Nina mengingatkan politik pamrih atau balas budi yang tercipta dari relasi antar pengusaha ini akan membuat pemimpin terbelenggu dan terdesak dengan tagihan janji dari industri.
“Jadi, ketika mereka sudah terpilih dan menjabat mau tidak mau ada pamrih dari yang mereka (industri) berikan,” kata dia menambahkan.
Meski demikian, Nina menilai belum tentu hanya pasangan Prabowo-Gibran saja yang mendapatkan dukungan dari industri rokok. Ia menduga semua paslon menerima dukungan yang sama termasuk pasangan Anies Baswedan-Muhaimin Iskandar dan Ganjar Pranowo-Mahfud MD.
“Mungkin Pak Boy ini keceplosan ya. Dia menyebutkan nama-nama Sampoerna, Djarum, yang juga memberikan dukungan pada Prabowo-Gibran. Saya pikir industri rokok pasti melakukan ke semua paslon, tidak hanya Sampoerna dan Djarum,” kata Nina.
Luputnya Pengendalian Zat Adiktif dalam Kontestasi
Menurut Nina Samidi selama ini belum pernah ada capres atau cawapres berjanji melindung rakyat dari zat adiktif.

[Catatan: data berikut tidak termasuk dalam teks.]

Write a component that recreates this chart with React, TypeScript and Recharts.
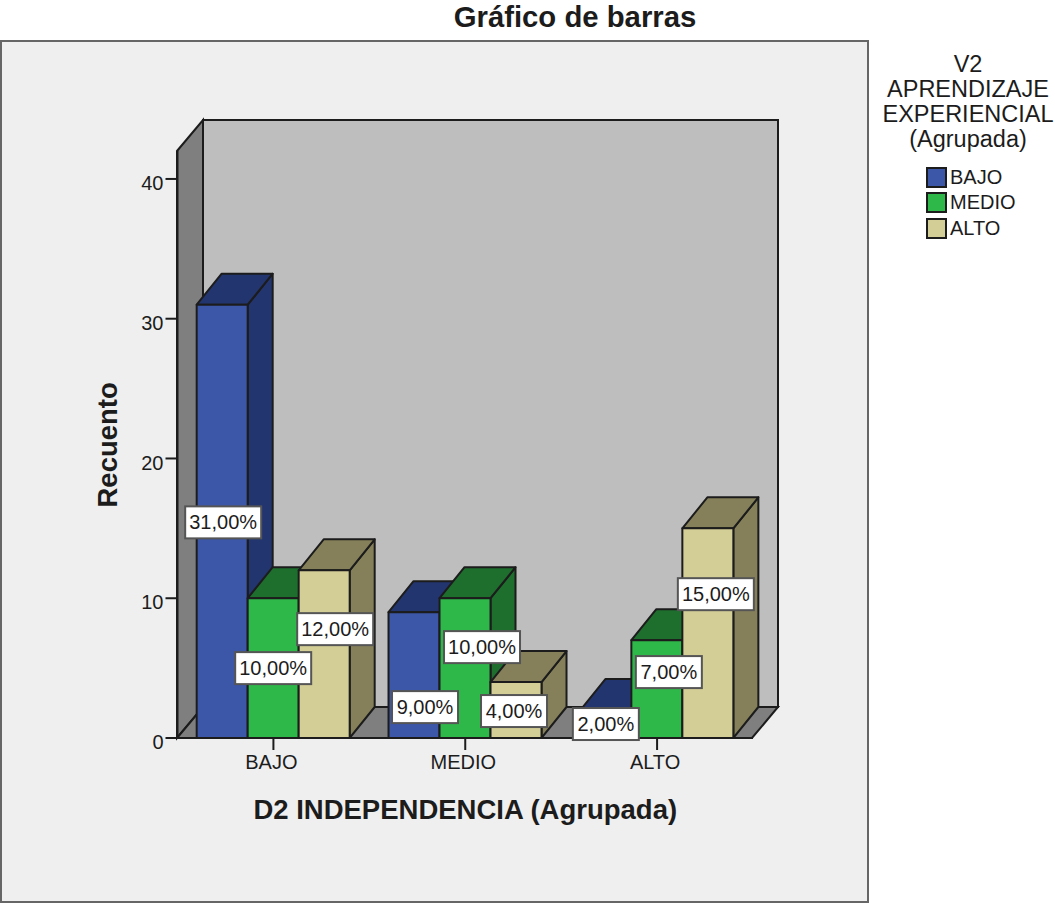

Bahkan belum tampak kandidat capres-cawapres yang berani dan berjanji menekan prevalensi perokok anak di Indonesia. Belum tercermin juga komitmen pasangan calon presiden-wakil presiden yang menjanjikan kesehatan dengan optimal bagi SDM Indonesia agar terlindungi dari zat adiktif.
“Kami sesungguhnya pesimis akan hal ini karena mengingat tidak ada kesungguhan capres cawapres yang benar-benar bisa berani berkonfrontasi dengan industri rokok.”
Ia menyebut para paslon dalam setiap kontestasi kerap menyebut masalah zat adiktif adalah persoalan sepele. Namun nyatanya tidak kunjung berhasil terselesaikan.
“Jadi ini seperti mungkin mimpi ya. Entah kapan bisa terwujud.”
Nina berharap dalam Pemilu selanjutnya, ada mekanisme yang membuka aliran dana kampanye setiap pasangan calon presiden dan cawapres. Sistem tersebut transparan dan akuntabel sehingga masyarakat mudah mengaksesnya. Dengan begitu, publik bisa melihat dan menilai sendiri siapa capres dan cawapres yang berafiliasi dengan produk yang berbahaya.
“Kami akan lihat apakah di debat capres soal kesehatan hal ini (zat adiktif) dibahas tentang pengendalian tembakau. Saya tidak yakin, bagaimana jawaban mereka saya akan menunggu mana yang akan melakukan itu,” ungkapnya.